-- START INFORMATION SHOWN --

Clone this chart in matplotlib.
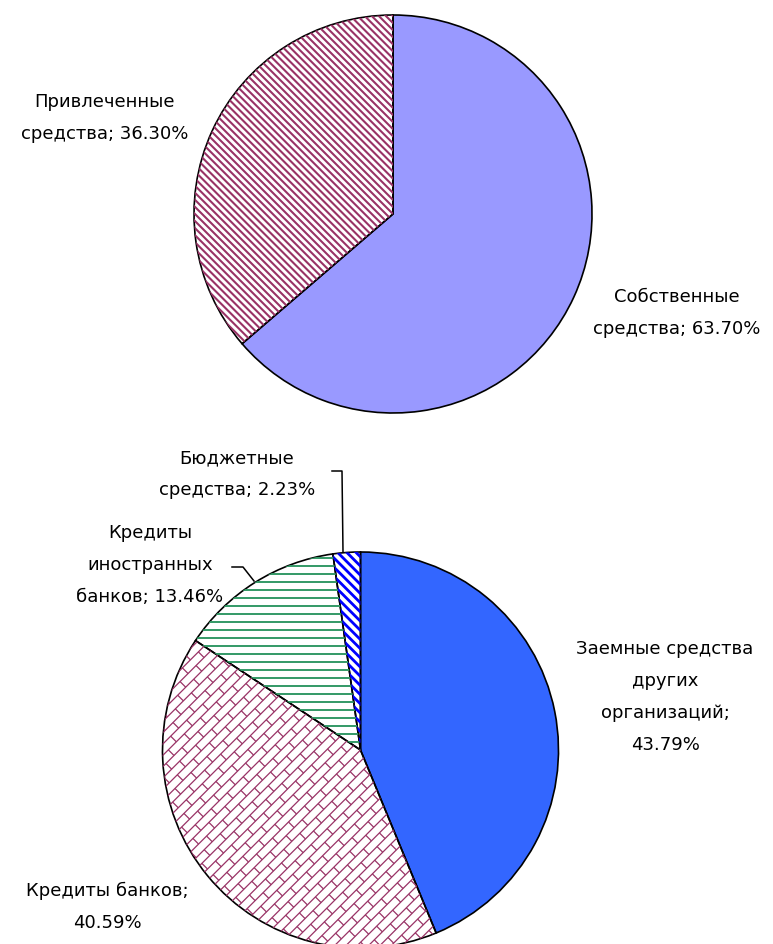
import matplotlib
matplotlib.use("Agg")
import numpy as np
import matplotlib.pyplot as plt
from matplotlib.collections import LineCollection

plt.rcParams['font.family'] = ['DejaVu Sans']

# ---- data ----
top_labels = ["Собственные\nсредства; 63.70%", "Привлеченные\nсредства; 36.30%"]
top_values = [63.70, 36.30]

bot_labels = ["Заемные средства\nдругих\nорганизаций;\n43.79%",
              "Кредиты банков;\n40.59%",
              "Кредиты\nиностранных\nбанков; 13.46%",
              "Бюджетные\nсредства; 2.23%"]
bot_values = [43.79, 40.59, 13.46, 2.23]

# ---- styles ----
# pattern: (kind, angle_deg, spacing_px, linewidth_pt, color)
top_styles = [dict(face="#9999FF", pattern=None),
              dict(face="white", pattern=("lines", -45, 5.0, 1.5, "#993366"))]
bot_styles = [dict(face="#3366FF", pattern=None),
              dict(face="white", pattern=("brick", 45, 8.0, 0.9, "#993366")),
              dict(face="white", pattern=("lines", 0, 8.0, 1.4, "#339966")),
              dict(face="white", pattern=("lines", -45, 6.5, 2.0, "#0000FF"))]

W, H = 773, 945
fig = plt.figure(figsize=(W / 100, H / 100), dpi=100)
ax = fig.add_axes([0, 0, 1, 1])


def pattern_segments(kind, angle, spacing, center, radius):
    a = np.deg2rad(angle)
    u = np.array([np.cos(a), np.sin(a)])
    v = np.array([-np.sin(a), np.cos(a)])
    c = np.array(center, dtype=float)
    n = int(radius / spacing) + 2
    segs = []
    for k in range(-n, n + 1):
        base = c + k * spacing * v
        segs.append([base - 1.2 * radius * u, base + 1.2 * radius * u])
        if kind == "brick":
            L = 2 * spacing * np.sqrt(2)
            m_n = int(1.2 * radius / L) + 2
            off = (k % 2) * L / 2
            for m in range(-m_n, m_n + 1):
                p = base + (m * L + off) * u
                segs.append([p, p + spacing * v])
    return segs


def draw_pie(values, styles, center, radius):
    wedges, _ = ax.pie(values, center=center, radius=radius, startangle=90,
                       counterclock=False, wedgeprops=dict(linewidth=0))
    for w, s in zip(wedges, styles):
        w.set_facecolor(s["face"])
        if s["pattern"]:
            kind, ang, sp, lw, col = s["pattern"]
            lc = LineCollection(pattern_segments(kind, ang, sp, center, radius),
                                colors=col, linewidths=lw, capstyle="butt")
            ax.add_collection(lc)
            lc.set_clip_path(w)
    ax.pie(values, center=center, radius=radius, startangle=90,
           counterclock=False,
           wedgeprops=dict(fill=False, edgecolor="black", linewidth=1.2))


draw_pie(top_values, top_styles, (393, H - 215), 199)
draw_pie(bot_values, bot_styles, (360.5, H - 751), 198)

txt = dict(fontsize=13, ha="center", va="center", multialignment="center",
           linespacing=2.0, color="black")
ax.text(677, H - 313, top_labels[0], **txt)
ax.text(105, H - 118, top_labels[1], **txt)
ax.text(665, H - 697, bot_labels[0], **txt)
ax.text(107, H - 907, bot_labels[1], **txt)
ax.text(150, H - 565, bot_labels[2], **txt)
ax.text(237, H - 474, bot_labels[3], **txt)

# leader lines
ax.plot([332, 342, 343], [H - 472, H - 472, H - 553], color="black", lw=1.1)
ax.plot([232, 243, 254], [H - 568, H - 568, H - 582], color="black", lw=1.1)

ax.set_xlim(0, W)
ax.set_ylim(0, H)
ax.set_aspect("auto")
ax.axis("off")
fig.savefig("out.png", dpi=100)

-- END INFORMATION SHOWN --

WRITTEN PROBLEM |
Return the listing above unchanged, apart from dropping its pictures.

EXERCISE OUTPUT |
Clone this chart in matplotlib.
import matplotlib
matplotlib.use("Agg")
import numpy as np
import matplotlib.pyplot as plt
from matplotlib.collections import LineCollection

plt.rcParams['font.family'] = ['DejaVu Sans']

# ---- data ----
top_labels = ["Собственные\nсредства; 63.70%", "Привлеченные\nсредства; 36.30%"]
top_values = [63.70, 36.30]

bot_labels = ["Заемные средства\nдругих\nорганизаций;\n43.79%",
              "Кредиты банков;\n40.59%",
              "Кредиты\nиностранных\nбанков; 13.46%",
              "Бюджетные\nсредства; 2.23%"]
bot_values = [43.79, 40.59, 13.46, 2.23]

# ---- styles ----
# pattern: (kind, angle_deg, spacing_px, linewidth_pt, color)
top_styles = [dict(face="#9999FF", pattern=None),
              dict(face="white", pattern=("lines", -45, 5.0, 1.5, "#993366"))]
bot_styles = [dict(face="#3366FF", pattern=None),
              dict(face="white", pattern=("brick", 45, 8.0, 0.9, "#993366")),
              dict(face="white", pattern=("lines", 0, 8.0, 1.4, "#339966")),
              dict(face="white", pattern=("lines", -45, 6.5, 2.0, "#0000FF"))]

W, H = 773, 945
fig = plt.figure(figsize=(W / 100, H / 100), dpi=100)
ax = fig.add_axes([0, 0, 1, 1])


def pattern_segments(kind, angle, spacing, center, radius):
    a = np.deg2rad(angle)
    u = np.array([np.cos(a), np.sin(a)])
    v = np.array([-np.sin(a), np.cos(a)])
    c = np.array(center, dtype=float)
    n = int(radius / spacing) + 2
    segs = []
    for k in range(-n, n + 1):
        base = c + k * spacing * v
        segs.append([base - 1.2 * radius * u, base + 1.2 * radius * u])
        if kind == "brick":
            L = 2 * spacing * np.sqrt(2)
            m_n = int(1.2 * radius / L) + 2
            off = (k % 2) * L / 2
            for m in range(-m_n, m_n + 1):
                p = base + (m * L + off) * u
                segs.append([p, p + spacing * v])
    return segs


def draw_pie(values, styles, center, radius):
    wedges, _ = ax.pie(values, center=center, radius=radius, startangle=90,
                       counterclock=False, wedgeprops=dict(linewidth=0))
    for w, s in zip(wedges, styles):
        w.set_facecolor(s["face"])
        if s["pattern"]:
            kind, ang, sp, lw, col = s["pattern"]
            lc = LineCollection(pattern_segments(kind, ang, sp, center, radius),
                                colors=col, linewidths=lw, capstyle="butt")
            ax.add_collection(lc)
            lc.set_clip_path(w)
    ax.pie(values, center=center, radius=radius, startangle=90,
           counterclock=False,
           wedgeprops=dict(fill=False, edgecolor="black", linewidth=1.2))


draw_pie(top_values, top_styles, (393, H - 215), 199)
draw_pie(bot_values, bot_styles, (360.5, H - 751), 198)

txt = dict(fontsize=13, ha="center", va="center", multialignment="center",
           linespacing=2.0, color="black")
ax.text(677, H - 313, top_labels[0], **txt)
ax.text(105, H - 118, top_labels[1], **txt)
ax.text(665, H - 697, bot_labels[0], **txt)
ax.text(107, H - 907, bot_labels[1], **txt)
ax.text(150, H - 565, bot_labels[2], **txt)
ax.text(237, H - 474, bot_labels[3], **txt)

# leader lines
ax.plot([332, 342, 343], [H - 472, H - 472, H - 553], color="black", lw=1.1)
ax.plot([232, 243, 254], [H - 568, H - 568, H - 582], color="black", lw=1.1)

ax.set_xlim(0, W)
ax.set_ylim(0, H)
ax.set_aspect("auto")
ax.axis("off")
fig.savefig("out.png", dpi=100)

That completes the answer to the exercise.